Arzak is an Experience

We didn’t have reservations. My head started spinning around, how was that possible?.  Made them myself online. –Did you receive an email confirmation? – asked me the hostess. I mumbled, –I think so…don’t remember really…– my voice lowering more en each syllable.

I felt dizzy. My husband was really looking forward to our meal in Arzak. He didn’t say it but I knew he was disappointed.

We sat at in the bar stools trying to figure out what to do next, the bartender offered us a glass of champagne to drawn our sorrows.

My husband called our driver to come back for us. Resigned we waited for him at the reception couch, while trying to make a last minute reservation for another of San Sebastian restaurants. Both on the phone, didn’t noticed that one of the waiters started setting an improvised table in front of us.

–Wait a minute, don’t go! We are working something out for you.– said and left knowing that it was music for our ears. Next thing, we had two crushed cans of beer with “chistorra” and mango on top.  –These are “pinxos”– he said, –you were supposed to have them at the main dinner salon, but we are setting you a proper table so in the meanwhile enjoy them here.– Then came two tiny glass bottles filled with raspberry gazpacho and shrimp with moringa. The soup was interesting, the shrimp to die for.

Your table is ready, please come with me –said triumphant the waiter. Up some stairs, the main salon filled with guests. We sat there, people gave us a suspicious look. A new waiter came and warned us that we could order from the menu, but not the prix fix menu, because it was too late for that.

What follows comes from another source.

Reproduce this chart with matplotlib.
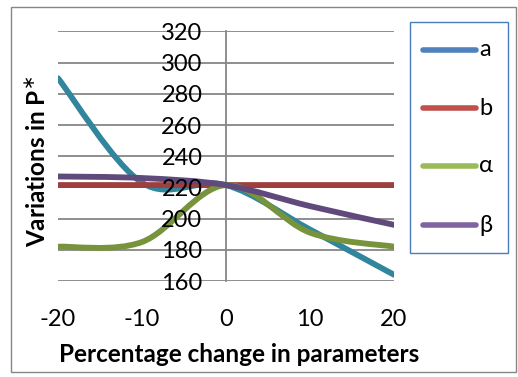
import matplotlib
matplotlib.use('Agg')
import matplotlib.pyplot as plt
from matplotlib.path import Path
from matplotlib.patches import PathPatch, Rectangle
from matplotlib.lines import Line2D
import numpy as np

plt.rcParams['font.family'] = ['Lato', 'DejaVu Sans']
plt.rcParams['axes.unicode_minus'] = False

# data (percentage change -> P*)
pct = [-20, -10, 0, 10, 20]
a_vals = [290, 223, 221.5, 193, 164]
b_vals = [221.5, 221.5, 221.5, 221.5, 221.5]
alpha_vals = [182, 185, 221.5, 191, 182]
beta_vals = [227, 226, 221.5, 208, 196]

series_names = ['a', 'b', 'α', 'β']
series_vals = [a_vals, b_vals, alpha_vals, beta_vals]
line_colors = ['#31859C', '#9E3F3D', '#77933C', '#604A7B']
legend_colors = ['#4F81BD', '#C0504D', '#9BBB59', '#8064A2']
y_ticks = [160, 180, 200, 220, 240, 260, 280, 300, 320]
x_ticks = [-20, -10, 0, 10, 20]

W, H = 518, 377
GRID = '#868686'


def smooth_path(xs, ys):
    # Excel-style smoothed line: cubic bezier through the points
    pts = np.column_stack([xs, ys]).astype(float)
    verts = [pts[0]]
    codes = [Path.MOVETO]
    n = len(pts)
    for i in range(n - 1):
        p0 = pts[i - 1] if i > 0 else pts[i]
        p1 = pts[i]
        p2 = pts[i + 1]
        p3 = pts[i + 2] if i + 2 < n else pts[i + 1]
        c1 = p1 + (p2 - p0) / 6.0
        c2 = p2 - (p3 - p1) / 6.0
        verts += [c1, c2, p2]
        codes += [Path.CURVE4] * 3
    return Path(verts, codes)


fig = plt.figure(figsize=(W / 100, H / 100), dpi=100)
fig.patch.set_facecolor('white')

# outer chart border
fig.patches.append(Rectangle((11 / W, 1 - 372 / H), 505 / W, 365 / H,
                             transform=fig.transFigure, fill=False,
                             edgecolor=GRID, lw=1.0))

ax = fig.add_axes([58 / W, 1 - 281 / H, 336 / W, 249.6 / H])
ax.set_xlim(-20, 20)
ax.set_ylim(160, 320)

for yv in y_ticks:
    ax.axhline(yv, color=GRID, lw=1.3, zorder=1)

for vals, col in zip(series_vals, line_colors):
    ax.add_patch(PathPatch(smooth_path(pct, vals), fill=False, edgecolor=col,
                           lw=4.2, capstyle='round', joinstyle='round', zorder=2))

for s in ['top', 'right', 'bottom']:
    ax.spines[s].set_visible(False)
ax.spines['left'].set_position(('data', 0))
ax.spines['left'].set_color(GRID)
ax.spines['left'].set_linewidth(1.3)
ax.spines['left'].set_zorder(1)

ax.set_yticks(y_ticks)
ax.set_xticks(x_ticks)
ax.tick_params(axis='y', length=0, pad=17, labelsize=17)
ax.tick_params(axis='x', length=0, pad=20, labelsize=17)
ax.set_axisbelow(False)

fig.text(239 / W, 1 - 355 / H, 'Percentage change in parameters',
         ha='center', va='center', fontsize=17.5, fontweight='bold')
fig.text(37 / W, 1 - 161 / H, 'Variations in P$^{\\ast}$',
         ha='center', va='center', fontsize=17.5, fontweight='bold', rotation=90)

# legend box
fig.patches.append(Rectangle((410 / W, 1 - 253 / H), 98 / W, 231 / H,
                             transform=fig.transFigure, fill=False,
                             edgecolor='#4A7EBB', lw=1.0))
for name, col, yy in zip(series_names, legend_colors, [50, 108, 166, 225]):
    fig.lines.append(Line2D([423 / W, 476 / W], [1 - yy / H, 1 - yy / H],
                            transform=fig.transFigure, color=col, lw=4.0,
                            solid_capstyle='round'))
    fig.text(479 / W, 1 - yy / H, name, ha='left', va='center', fontsize=17)

fig.savefig('out.png', dpi=100)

After our amazing meal Juan María Arzak appeared and asked us to follow him. He took us to the kitchen, it looked like a chemistry lab. He introduced us to his team. One of them was Ecuadorian, from Ambato, I felt thrilled and moved, like I always do when I find my people abroad.

Before leaving he gave us some chocolate made in the kitchen. We left happy. Arzak is an experience.